To some extent, this reluctance to seriously engage with the rise of UKIP is entirely understandable, in that it reflects a very justified suspicion of electoral politics. Nationalist gatherings like the March for England or EDL protests take place within our “comfort zone” – which isn’t to say there’s anything comfortable about anti-fascist activity, but it is an arena where direct action methods obviously make sense. There’s a long tradition of militant opposition to fascist street marches, so the tactics and principles of militant anti-fascism are fairly well-defined by now. In contrast to fascist street groups, UKIP operate much more on the terrain of electoral politics, an arena that’s much harder for anarchist to engage with. If we can’t block them in the streets, and voting for the mainstream parties to stop them gaining seats is an unpalatable option, what else is left?

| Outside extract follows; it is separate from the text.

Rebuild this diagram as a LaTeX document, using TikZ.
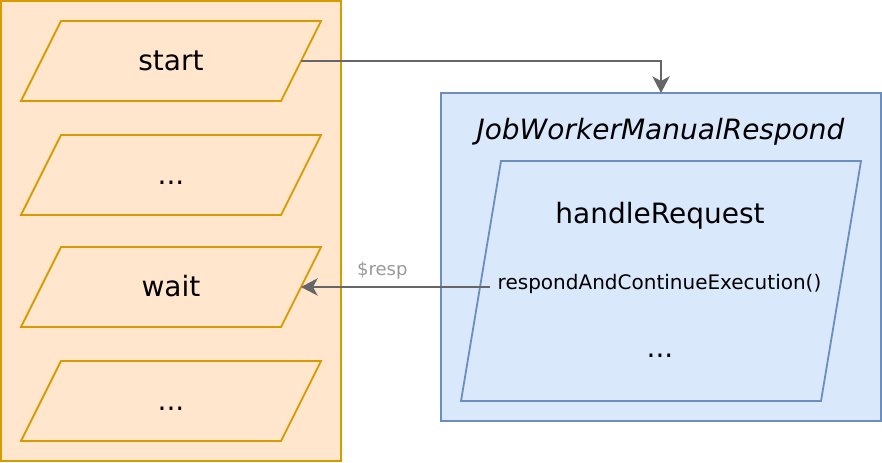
\documentclass[tikz,border=0pt]{standalone}
\usepackage{fontspec}
\setmainfont{DejaVu Sans}
\usepackage{xcolor}
\usetikzlibrary{arrows.meta}

\definecolor{orangefill}{RGB}{255,230,204}
\definecolor{orangeline}{RGB}{215,155,0}
\definecolor{bluefill}{RGB}{218,232,252}
\definecolor{blueline}{RGB}{108,142,191}
\definecolor{edgegrey}{RGB}{102,102,102}
\definecolor{labelgrey}{RGB}{153,153,153}

\tikzset{
  bigtext/.style={font=\fontsize{21}{25}\selectfont, text height=19.5pt, text depth=5pt},
  smalltext/.style={font=\fontsize{15}{18}\selectfont, text height=14pt, text depth=3.6pt},
  labeltext/.style={font=\fontsize{13.5}{16}\selectfont, text height=12.6pt, text depth=3.2pt},
  stepline/.style={draw=orangeline, fill=orangefill, line width=1.35pt},
  stepbox/.style={bigtext, minimum width=195pt, minimum height=60pt, inner sep=0pt, outer sep=0pt},
  flowarrow/.style={draw=edgegrey, line width=1.35pt,
    -{Stealth[length=12.5pt,width=13pt,inset=3.5pt]}},
}

\begin{document}
\begin{tikzpicture}[x=0.75pt,y=0.75pt,yscale=-1,xscale=1]
\useasboundingbox (0,0) rectangle (882,462);

%Shape: Rectangle [id:process]
\node [draw=orangeline, fill=orangefill, line width=1.35pt, minimum width=255pt, minimum height=345pt, inner sep=0pt, outer sep=0pt] (process) at (171,231) {};

%Shape: Parallelogram steps
\foreach \y in {61,175,287,401}
  \draw [stepline] (21,\y+40) -- (61,\y-40) -- (321,\y-40) -- (281,\y+40) -- cycle;

% Text Node
\node [stepbox] (start) at (171,61) {start};
% Text Node
\node [stepbox] (dotsa) at (171,175) {...};
% Text Node
\node [stepbox] (wait) at (171,287) {wait};
% Text Node
\node [stepbox] (dotsb) at (171,401) {...};

%Shape: Rectangle [id:worker]
\node [draw=blueline, fill=bluefill, line width=1.35pt, minimum width=330pt, minimum height=246pt, inner sep=0pt, outer sep=0pt] (worker) at (661,257) {};

% Text Node
\node [bigtext, font=\itshape\fontsize{21}{25}\selectfont] (title) at (660.5,129.5) {JobWorkerManualRespond};

%Shape: Parallelogram [id:handler]
\draw [draw=blueline, fill=bluefill, line width=1.35pt] (461,401) -- (501,161) -- (861,161) -- (821,401) -- cycle;

% Text Node
\node [bigtext] (handle) at (660,213.5) {handleRequest};
% Text Node
\node [smalltext, inner sep=0pt] (respond) at (659.5,283) {respondAndContinueExecution()};
% Text Node
\node [bigtext] (more) at (660,347.5) {...};

%Straight Lines [id:request]
\draw [flowarrow] (start.east) -| (worker.north);
%Straight Lines [id:resp]
\draw [flowarrow] ([xshift=-5.5pt]respond.west |- wait.east) -- (wait.east)
  node [labeltext, pos=0.57, yshift=13.5, text=labelgrey] (resp) {\$resp};

\end{tikzpicture}
\end{document}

But while working out an anarchist strategy to counter UKIP is difficult, it’s also important. The idea of a “three-way fight”, as promoted by the blog of the same name, is useful here: “we believe that fascists and other far rightists aren’t simply tools of the ruling class. They can also form an autonomous political force that clashes with the established order in real ways… We believe the greatest threat from fascism in this period is its ability to exploit popular grievances and its potential to rally mass support away from any liberatory anti-capitalist vision.
Leftists need to confront both the established capitalist order and an insurgent or even revolutionary right, while recognizing that these opponents are also in conflict with each other.”

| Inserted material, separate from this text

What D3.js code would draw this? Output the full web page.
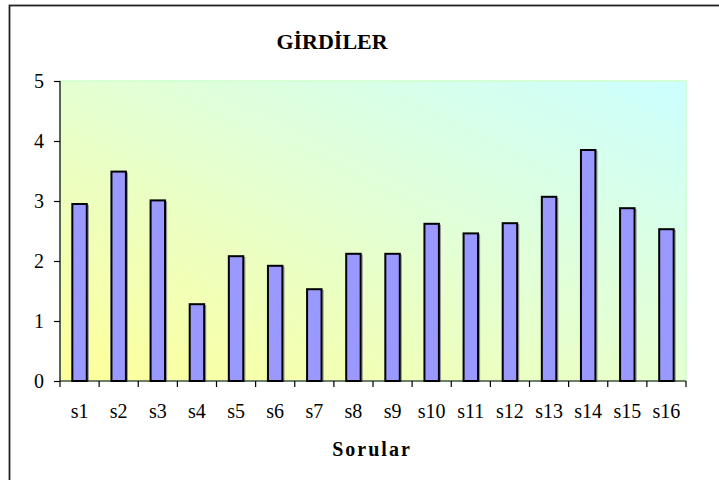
<!DOCTYPE html>
<html>
<head>
<meta charset="utf-8">
<script src="https://cdn.jsdelivr.net/npm/d3@7/dist/d3.min.js"></script>
<style>
  html, body { margin: 0; padding: 0; background: #fff; }
  svg { display: block; }
  svg text { font-family: "Liberation Serif", "Times New Roman", "DejaVu Serif", serif; }
</style>
</head>
<body>
<svg id="chart" width="719" height="480"></svg>
<script>
const categories = ["s1","s2","s3","s4","s5","s6","s7","s8","s9","s10","s11","s12","s13","s14","s15","s16"];
const values = [2.95, 3.49, 3.01, 1.28, 2.08, 1.92, 1.53, 2.12, 2.12, 2.62, 2.46, 2.63, 3.07, 3.85, 2.88, 2.53];
const yTicks = [0, 1, 2, 3, 4, 5];
const title = "GİRDİLER";
const xTitle = "Sorular";

const svg = d3.select("#chart");
const m = { left: 60, right: 686, top: 81, bottom: 381 };
const serif = "Liberation Serif, Times New Roman, serif";

// outer chart border (extends beyond right/bottom)
svg.append("rect").attr("x", 9.5).attr("y", 5.5).attr("width", 760).attr("height", 520)
  .attr("fill", "#fff").attr("stroke", "#222").attr("stroke-width", 1.8);

const defs = svg.append("defs");
const grad = defs.append("linearGradient").attr("id", "bg")
  .attr("x1", "0%").attr("y1", "100%").attr("x2", "100%").attr("y2", "0%");
grad.append("stop").attr("offset", "0%").attr("stop-color", "#ffff99");
grad.append("stop").attr("offset", "55%").attr("stop-color", "#e2ffd6");
grad.append("stop").attr("offset", "100%").attr("stop-color", "#ccffff");

const x = d3.scaleBand().domain(categories).range([m.left, m.right]).paddingInner(0).paddingOuter(0);
const y = d3.scaleLinear().domain([0, 5]).range([m.bottom, m.top]);

// plot area
svg.append("rect").attr("x", m.left).attr("y", m.top)
  .attr("width", m.right - m.left).attr("height", m.bottom - m.top)
  .attr("fill", "url(#bg)").attr("stroke", "#ccffcc").attr("stroke-width", 1.5);

// bars
const bw = x.bandwidth() * 0.37;
const g = svg.append("g");
g.selectAll("rect.shadow").data(values).join("rect")
  .attr("class", "shadow")
  .attr("x", (d, i) => x(categories[i]) + (x.bandwidth() - bw) / 2 + 1.5)
  .attr("y", d => y(d) + 1.5)
  .attr("width", bw)
  .attr("height", d => y(0) - y(d) - 1.5)
  .attr("fill", "none").attr("stroke", "#999").attr("stroke-width", 1.2);
g.selectAll("rect.bar").data(values).join("rect")
  .attr("class", "bar")
  .attr("x", (d, i) => x(categories[i]) + (x.bandwidth() - bw) / 2)
  .attr("y", d => y(d))
  .attr("width", bw)
  .attr("height", d => y(0) - y(d))
  .attr("fill", "#9999ff").attr("stroke", "#000").attr("stroke-width", 2);

// y axis
const yAxis = svg.append("g").attr("transform", `translate(${m.left},0)`)
  .call(d3.axisLeft(y).tickValues(yTicks).tickSize(6).tickPadding(10).tickFormat(d3.format("d")));
yAxis.attr("font-family", null).attr("font-size", null);
yAxis.select(".domain").attr("stroke", "#000").attr("stroke-width", 1.2).attr("d", `M0,${m.top}V${m.bottom}`);
yAxis.selectAll(".tick line").attr("stroke", "#000").attr("stroke-width", 1.2);
yAxis.selectAll(".tick text").style("font-family", serif).style("font-size", "20px").attr("fill", "#000");

// x axis
const xAxis = svg.append("g").attr("transform", `translate(0,${m.bottom})`)
  .call(d3.axisBottom(x).tickSize(0).tickPadding(0));
xAxis.attr("font-family", null).attr("font-size", null);
xAxis.select(".domain").attr("stroke", "#000").attr("stroke-width", 1.2).attr("d", `M${m.left},0H${m.right}`);
xAxis.selectAll(".tick text").style("font-family", serif).style("font-size", "20px").attr("fill", "#000")
  .attr("dy", null).attr("y", 37);
// boundary ticks
const bounds = categories.map(c => x(c)).concat([m.right]);
xAxis.selectAll("line.bt").data(bounds).join("line").attr("class", "bt")
  .attr("x1", d => d).attr("x2", d => d).attr("y1", 0).attr("y2", 6)
  .attr("stroke", "#000").attr("stroke-width", 1.2);

// titles
svg.append("text").attr("x", 332).attr("y", 49).attr("text-anchor", "middle")
  .style("font-family", serif).style("font-weight", "bold").style("font-size", "22px")
  .text(title);
svg.append("text").attr("x", 372).attr("y", 456).attr("text-anchor", "middle")
  .style("font-family", serif).style("font-weight", "bold").style("font-size", "20px")
  .attr("letter-spacing", 2)
  .text(xTitle);
</script>
</body>
</html>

While UKIP definitely aren’t fascists, the basic thinking behind this analysis seems relevant. If UKIP are allowed to define what it means to be angry at the political elite – if they become the voice for all those who are angry about our daily grind funding the celebrity lifestyle of politicians and bureaucrats – then there’s no room for an alternative based on class solidarity to emerge. At the same time, we also need to firmly distance ourselves from the kind of liberal anti-UKIP campaigning that ultimately serves as a defence of the established political elite. The Third Estate and Suzanne Moore have both written good criticisms of the limits of most opposition to UKIP, and the Thurrock & Basildon Heckler has made a good start at putting across a class-based argument against UKIP.
Looking at the history of campaigns against the BNP gives us some examples of how to oppose a radical nationalist party without defending the political mainstream: the Hereford Antifa leaflet against the BNP is still worth a look as a classic piece of populist anti-fascism from a clearly defined working-class perspective, as is the old Anti-Fascist Action leaflet that branded the BNP as “the Ultra Conservatives”. Whether it’s explicitly linked to a positive alternative, as with the “blaming immigrants just lets your boss off the hook” defacement of a UKIP poster in Swansea, or just a purely negative message that UKIP can’t be trusted, we should be able to find ways to attack UKIP without endorsing the rest of the political class.

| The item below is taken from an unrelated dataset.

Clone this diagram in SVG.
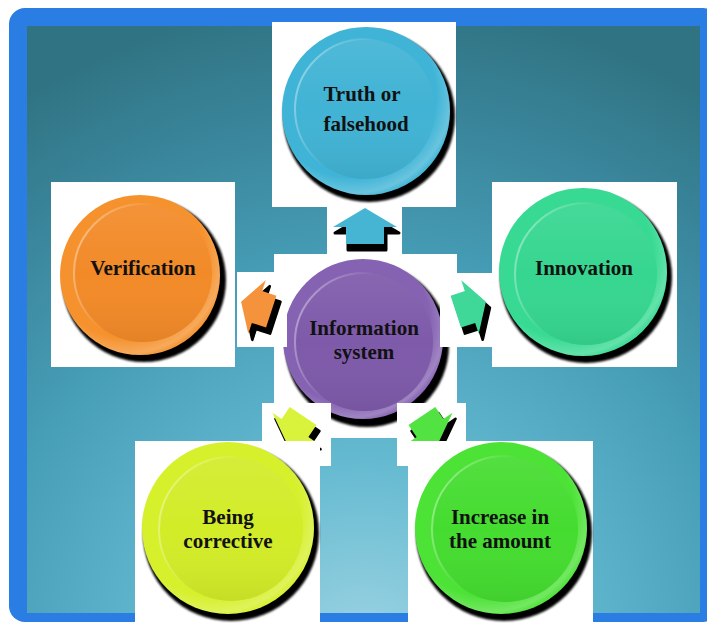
<svg xmlns="http://www.w3.org/2000/svg" width="707" height="623" viewBox="0 0 707 623">
<defs>
<radialGradient id="bg" gradientUnits="userSpaceOnUse" cx="365" cy="650" r="650">
<stop offset="0" stop-color="#9dd4e3"/>
<stop offset="0.3" stop-color="#63b9d0"/>
<stop offset="0.6" stop-color="#469db6"/>
<stop offset="0.85" stop-color="#388297"/>
<stop offset="1" stop-color="#307483"/>
</radialGradient>
<radialGradient id="rim" cx="0.42" cy="0.4" r="0.62">
<stop offset="0.8" stop-color="#fff" stop-opacity="0"/>
<stop offset="0.95" stop-color="#fff" stop-opacity="0.22"/>
<stop offset="1" stop-color="#fff" stop-opacity="0.05"/>
</radialGradient>
<linearGradient id="faceShade" x1="0" y1="0" x2="0" y2="1">
<stop offset="0" stop-color="#fff" stop-opacity="0.08"/>
<stop offset="0.5" stop-color="#fff" stop-opacity="0"/>
<stop offset="1" stop-color="#000" stop-opacity="0.06"/>
</linearGradient>
<linearGradient id="faceEdge" x1="0" y1="0.3" x2="1" y2="0.7">
<stop offset="0" stop-color="#fff" stop-opacity="0.4"/>
<stop offset="0.4" stop-color="#fff" stop-opacity="0"/>
</linearGradient>
<filter id="soft" x="-10%" y="-10%" width="120%" height="120%"><feGaussianBlur stdDeviation="1"/></filter>
<polygon id="arr" points="0,-19 32,0 19,0 19,17 -19,17 -19,0 -32,0"/>
</defs>
<style>
.frame{fill:#2a7de2}
.panel{fill:url(#bg)}
.box{fill:#fff}
.shadow{fill:#000;filter:url(#soft)}
.rim{fill:url(#rim)}
.shade{fill:url(#faceShade)}
.edge{fill:none;stroke:url(#faceEdge);stroke-width:2}
.lbl{font-family:"Liberation Serif","Times New Roman",serif;font-weight:bold;font-size:21px;fill:#111;text-anchor:middle}
.ashadow{fill:#000;stroke:#000;stroke-width:3;stroke-linejoin:round}
</style>
<rect class="frame" x="9" y="8" width="710" height="614" rx="16"/>
<rect class="panel" x="27" y="26" width="673" height="587"/>

<g id="center">
<rect class="box" x="274" y="254" width="183" height="184"/>
<circle class="shadow" cx="367" cy="345" r="82"/>
<circle cx="363" cy="339" r="80" fill="#8562b2"/>
<circle class="rim" cx="363" cy="339" r="80"/>
<circle cx="364" cy="342" r="69" fill="#7e5aaa"/>
<circle class="shade" cx="364" cy="342" r="69"/>
<circle class="edge" cx="364" cy="342" r="69"/>
<text class="lbl" x="364" y="335">Information</text>
<text class="lbl" x="364" y="359">system</text>
</g>

<g id="connectors">
<rect class="box" x="327" y="207" width="75" height="47"/>
<use href="#arr" class="ashadow" transform="translate(367,233)"/>
<use href="#arr" fill="#46b5d3" transform="translate(365,227)"/>
<rect class="box" x="237" y="272" width="50" height="75"/>
<use href="#arr" class="ashadow" transform="translate(261,313) rotate(-72) scale(0.88)"/>
<use href="#arr" fill="#f5923c" transform="translate(257,307) rotate(-72) scale(0.88)"/>
<rect class="box" x="440" y="273" width="52" height="74"/>
<use href="#arr" class="ashadow" transform="translate(474,313) rotate(72) scale(0.88)"/>
<use href="#arr" fill="#40d898" transform="translate(470,307) rotate(72) scale(0.88)"/>
<rect class="box" x="262" y="403" width="69" height="63"/>
<use href="#arr" class="ashadow" transform="translate(298,434) rotate(-146) scale(0.85)"/>
<use href="#arr" fill="#d9f23c" transform="translate(295,428) rotate(-146) scale(0.85)"/>
<rect class="box" x="397" y="403" width="69" height="63"/>
<use href="#arr" class="ashadow" transform="translate(433,434) rotate(146) scale(0.85)"/>
<use href="#arr" fill="#52e242" transform="translate(430,428) rotate(146) scale(0.85)"/>
</g>

<g id="truth">
<rect class="box" x="272" y="22" width="184" height="185"/>
<circle class="shadow" cx="369" cy="116" r="86"/>
<circle cx="366" cy="111" r="84" fill="#3fb4d6"/>
<circle class="rim" cx="366" cy="111" r="84"/>
<circle cx="365" cy="109" r="70" fill="#41b3d4"/>
<circle class="shade" cx="365" cy="109" r="70"/>
<circle class="edge" cx="365" cy="109" r="70"/>
<text class="lbl" x="362" y="101">Truth or</text>
<text class="lbl" x="366" y="131">falsehood</text>
</g>

<g id="verification">
<rect class="box" x="51" y="182" width="184" height="185"/>
<circle class="shadow" cx="144" cy="280" r="82"/>
<circle cx="140" cy="275" r="80" fill="#f5922e"/>
<circle class="rim" cx="140" cy="275" r="80"/>
<circle cx="143" cy="273" r="69" fill="#f28a28"/>
<circle class="shade" cx="143" cy="273" r="69"/>
<circle class="edge" cx="143" cy="273" r="69"/>
<text class="lbl" x="143" y="275">Verification</text>
</g>

<g id="innovation">
<rect class="box" x="492" y="182" width="185" height="185"/>
<circle class="shadow" cx="586" cy="277" r="86"/>
<circle cx="583" cy="272" r="84" fill="#38da93"/>
<circle class="rim" cx="583" cy="272" r="84"/>
<circle cx="586" cy="274" r="71" fill="#36d690"/>
<circle class="shade" cx="586" cy="274" r="71"/>
<circle class="edge" cx="586" cy="274" r="71"/>
<text class="lbl" x="584" y="275">Innovation</text>
</g>

<g id="corrective">
<rect class="box" x="135" y="441" width="185" height="182"/>
<circle class="shadow" cx="231" cy="533" r="88"/>
<circle cx="228" cy="528" r="86" fill="#d6f02c"/>
<circle class="rim" cx="228" cy="528" r="86"/>
<circle cx="231" cy="529" r="72" fill="#d2ec28"/>
<circle class="shade" cx="231" cy="529" r="72"/>
<circle class="edge" cx="231" cy="529" r="72"/>
<text class="lbl" x="228" y="524">Being</text>
<text class="lbl" x="228" y="548">corrective</text>
</g>

<g id="increase">
<rect class="box" x="408" y="441" width="185" height="182"/>
<circle class="shadow" cx="504" cy="533" r="88"/>
<circle cx="501" cy="528" r="86" fill="#4ce236"/>
<circle class="rim" cx="501" cy="528" r="86"/>
<circle cx="505" cy="529" r="73" fill="#45dc30"/>
<circle class="shade" cx="505" cy="529" r="73"/>
<circle class="edge" cx="505" cy="529" r="73"/>
<text class="lbl" x="500" y="524">Increase in</text>
<text class="lbl" x="500" y="548">the amount</text>
</g>
</svg>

But what should the content of our anti-UKIP propaganda be? It’s clear that just highlighting the bigoted statements that various UKIP members have come out with isn’t enough. Instead of the standard “anti-extremist” message that ultimately seeks to undermine UKIP by showing how far they are from the political mainstream, I think the most useful thing to do is to try and undermine their anti-establishment appeal by highlighting how far they represent business as usual, and in particular how far they’re just a continuation of Thatcherite Toryism – a point that UKIP make no effort to deny. Of course, not everyone hates what Thatcher stood for, and many UKIP voters will be very happy to back a party that wants to continue her legacy, but then these people were never going to listen to anything anarchists have to say anyway. What’s important is that UKIP are seeking to make gains in Labour heartlands, as shown by their visits to places like Sheffield and Gateshead. Crucially, Nigel Farage says both that UKIP are “the true inheritors of Thatcher” and that “Two thirds of our voters would never vote Conservative anyway”, and that is a contradiction that is ripe for opening up. We may not be able to prevent disaffected tories from drifting further right, but we should be able to engage with angry working-class people looking for an alternative to the status quo and argue that class solidarity, not Thatcherite nationalism, is the answer. It won’t be easy – international solidarity is a tough sell to people who have little or no connection to the traditions of the old workers’ movement, and have no actual experience of the power of direct action – but it’s got to be better than sitting on the sidelines while nationalist conservatives sell themselves as the only alternative to the political establishment, or lining up with our Labour and Tory enemies in defence of the status quo.